** Source data **

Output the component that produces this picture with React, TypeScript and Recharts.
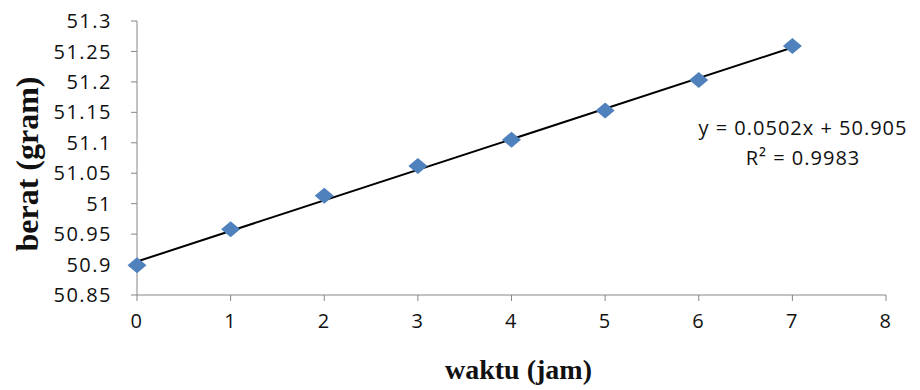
import { ComposedChart, Line, Scatter, XAxis, YAxis } from 'recharts'

// berat sampel per jam
const waktu = [0, 1, 2, 3, 4, 5, 6, 7]
const berat = [50.899, 50.958, 51.013, 51.062, 51.105, 51.153, 51.203, 51.259]

const xTicks = [0, 1, 2, 3, 4, 5, 6, 7, 8]
const yTicks = [50.85, 50.9, 50.95, 51, 51.05, 51.1, 51.15, 51.2, 51.25, 51.3]

// linear trendline from the regression
const slope = 0.0502
const intercept = 50.905
const trendX = [0, 7]

const points = waktu.map((x, i) => ({ x, y: berat[i] }))
const trend = trendX.map((x) => ({ x, y: slope * x + intercept }))

const axisColor = '#868686'
const tickStyle = { fontFamily: '"Open Sans", sans-serif', fontSize: 20, fill: '#111', letterSpacing: 1.5 }
const titleStyle = { fontFamily: '"Liberation Serif", serif', fontWeight: 700, fill: '#111' }

function Diamond({ cx, cy }: { cx?: number; cy?: number }) {
  if (cx == null || cy == null) return null
  return <path d={`M${cx},${cy - 8}L${cx + 9.5},${cy}L${cx},${cy + 8}L${cx - 9.5},${cy}Z`} fill="#4f81bd" />
}

function YTitle({ viewBox }: { viewBox?: { x: number; y: number; width: number; height: number } }) {
  if (!viewBox) return null
  const cx = viewBox.x + 27
  const cy = viewBox.y + viewBox.height / 2 + 6
  return (
    <text
      x={cx}
      y={cy}
      transform={`rotate(-90 ${cx} ${cy})`}
      textAnchor="middle"
      dominantBaseline="central"
      style={{ ...titleStyle, fontSize: 32 }}
    >
      berat (gram)
    </text>
  )
}

export default function App() {
  return (
    <div style={{ position: 'relative', width: 920, height: 390, background: '#fff' }}>
      <style>{`body{margin:0}`}</style>
      <ComposedChart width={920} height={390} margin={{ top: 21, right: 34, bottom: 0, left: 0 }}>
        <XAxis
          type="number"
          dataKey="x"
          domain={[0, 8]}
          ticks={xTicks}
          height={95}
          stroke={axisColor}
          tickSize={6}
          tickMargin={13}
          tick={tickStyle}
          label={{ value: 'waktu (jam)', position: 'insideBottom', offset: 11, dx: 7, style: { ...titleStyle, fontSize: 28 } }}
        />
        <YAxis
          type="number"
          dataKey="y"
          domain={[50.85, 51.3]}
          ticks={yTicks}
          width={137}
          stroke={axisColor}
          tickSize={6}
          tickMargin={19}
          tick={tickStyle}
          label={<YTitle />}
        />
        <Scatter data={points} dataKey="y" shape={<Diamond />} isAnimationActive={false} />
        <Line data={trend} dataKey="y" stroke="#000" strokeWidth={2} dot={false} activeDot={false} isAnimationActive={false} />
      </ComposedChart>
      <div
        style={{
          position: 'absolute',
          left: 683,
          top: 113,
          width: 240,
          textAlign: 'center',
          fontFamily: '"Open Sans", sans-serif',
          fontSize: 20,
          letterSpacing: 1,
          lineHeight: '30px',
          color: '#111',
        }}
      >
        <div>y = 0.0502x + 50.905</div>
        <div>R² = 0.9983</div>
      </div>
    </div>
  )
}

** To be done **
Without the pictures, return the listing above from its first line through the line that has "const trendX = [0, 7]".

** Task response **
Output the component that produces this picture with React, TypeScript and Recharts.
import { ComposedChart, Line, Scatter, XAxis, YAxis } from 'recharts'

// berat sampel per jam
const waktu = [0, 1, 2, 3, 4, 5, 6, 7]
const berat = [50.899, 50.958, 51.013, 51.062, 51.105, 51.153, 51.203, 51.259]

const xTicks = [0, 1, 2, 3, 4, 5, 6, 7, 8]
const yTicks = [50.85, 50.9, 50.95, 51, 51.05, 51.1, 51.15, 51.2, 51.25, 51.3]

// linear trendline from the regression
const slope = 0.0502
const intercept = 50.905
const trendX = [0, 7]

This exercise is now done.